Furthermore, B can verify that the message is unchanged by also generating the hash value and comparing it with the hash value sent along, which he decrypts with the public key of sender A (the email program does this automatically and displays the result).

To encrypt messages, you need the public key of the recipient.
In the above example, B has already received A's public key in A's last email. B can now encrypt the entire message with A's public key and sign it with his own private key (this is also done completely automatically by the email program if the appropriate settings are made).
A can then decrypt B's message with his own private key and now also has B's public key, so from now on they can communicate in encrypted form (completely automatically).
If already the first email has to be encrypted, one must first somehow get to the public key of the other - this works either through a PKI (for PGP e. g. through so-called "Public Key Servers") or more simply by storing these keys e. g. on the homepage (for PGP best in ASCII format, for S/MIME in DER or PEM format) - example: PGP and S/MIME.

In this case the key has to be imported manually, insofar it is easier if A simply asks B for a signed email.

After installing their own certificates and activating the function, modern email clients sign and encrypt/decrypt automatically without any further action on the part of the sender and recipient, and only display the result (valid or not valid). I. e. after a relatively small configuration effort the sending and receiving runs as usual, only one gets also with each email then indicated whether everything is o. k. and with encrypted emails one can be sure that these can't be read by anyone else, encrypted emails to the own address cannot be read thus also e. g. by the administrators. If the certificate gets lost (replacement of computer!) or one forgets the associated password, then this information can't be read any longer.

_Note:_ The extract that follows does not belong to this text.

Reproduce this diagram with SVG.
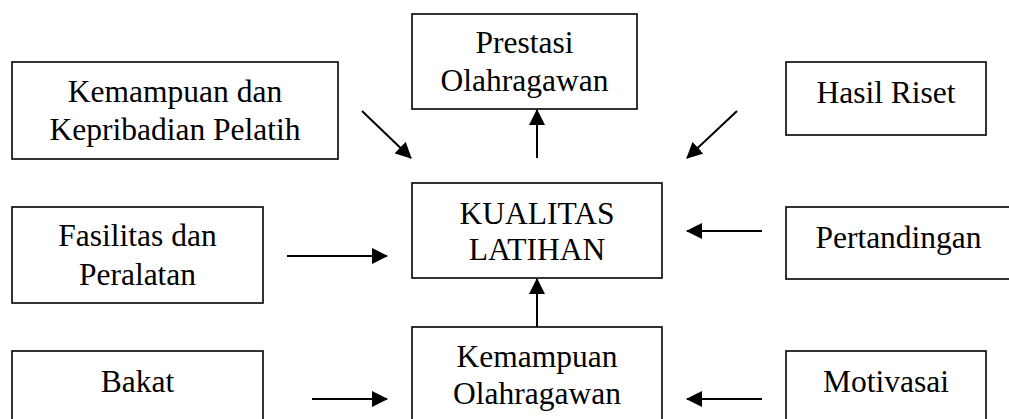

Unfortunately, however, some (webmail) clients (GMX?) can't really handle this and instead of showing an icon for a valid signature, these clients display an attachment they can't open - so if you are addressed to an attachment smime.p7s that can't be opened, point out your digital signature!


Verification of TCS Certificates with Thunderbird

In order for Thunderbird to automatically verify these signatures, you may first need to confirm in the certificate manager that you accept these GÉANT certificates for email signature.

  • If you have requested a certificate yourself as above, then the other necessary certificates are also already in your certificate store, but you may now have to explicitly accept the certificates.
  • If you do not use a GÉANT certificate yourself, but want to accept those of other users, you must first install the GÉANT certificate hierarchy. To do this, also download the corresponding intermediate certificates (e. g. "C=NL, O=GEANT Vereniging, CN=GEANT Personal CA 4" → under " ID" is the ID "2475255043" → "Download Certificate: PEM"), switch in Thunderbird e. g. via the account management to the S/MIME Security section and select "Manage certificates …". There you import the downloaded certificate, which you now have to accept for emails.

To accept the certificates for email, switch to the "Certificate Authorities" tab in the certificate management and select the "GÉANT Personal CA" via "The USERTRUST Network". Via "Edit Trust…" you then confirm that you accept these certificates for email.

Your email client should then show you whether an email is encrypted or just signed and whether the signature is correct.
If a signature is displayed as invalid, this can have several causes. You can find out the details by clicking on the corresponding icon.
Possible reasons can be e. g.:

  • an expired certificate,
  • a certificate that does not match the sender's certificate,
  • a certificate that your email program does not recognize or that you (or your email client) do not trust, or else
  • if the email has been modified after it was sent.

Critical in the first place is if the email has been changed afterwards, but this cannot be checked for HTML emails with external content.